Middle Schooling

​The teachers of our Middle School (Years 5 & 6) integrate Middle Schooling philosophy and perspectives into their planning for student learning.  ​Students, in the middle years of schooling, share an array of rapidly changing, diverse and often challenging qualities.  Other than infancy, research identifies the ages of approximately 10 to 14 years as a time when children develop and grow more rapidly than during any other developmental stage.

These change processes have direct implications for student learning in the middle years of schooling.  This is a time when young people make choices that impact significantly on the rest of their lives in a rapidly changing world, where, for example:

​They have access to extensive and sophisticated informational sources outside of the school and family.

They are the target of mass media and advertising.

They are participants in a society which has a pervasive consumer culture.

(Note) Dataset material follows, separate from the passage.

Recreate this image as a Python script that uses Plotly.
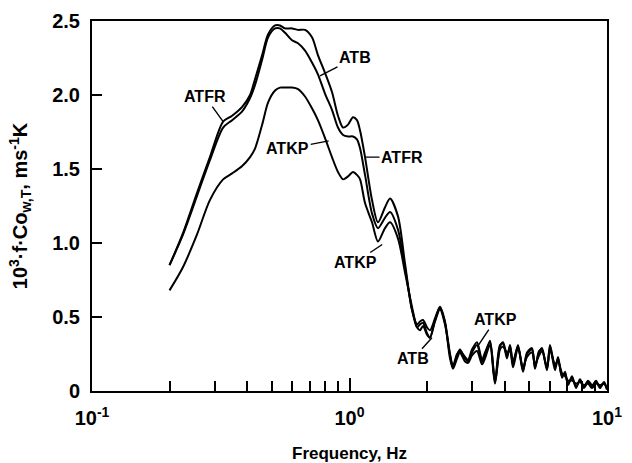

They will participate in a world where the certainty of learning one set of job-related skills for a lifetime of employment is not sufficient.


Middle Schooling refers to practices that make education responsive and appropriate to the needs of young adolescents engaging them proactively in their learning through appropriate curriculum, pedagogy and school organisation.

The following aspects of learning are addressed in the Middle School program at St Joseph's.

Curriculum:  The teachers at St Joseph's plan cooperatively to develop units of work to provide learning experiences that connect with and are relevant to young adolescent learners and learning processes that explicitly develop reading, writing, critical thinking, decision-making and creativity.

Pedagogy:  Teachers work as a team to know and understand their students well and use powerful teaching strategies to challenge and extend students in a supportive environment.

School Organisation:  Middle School (MS) is a flexible grouping of students from Years 5 & 6.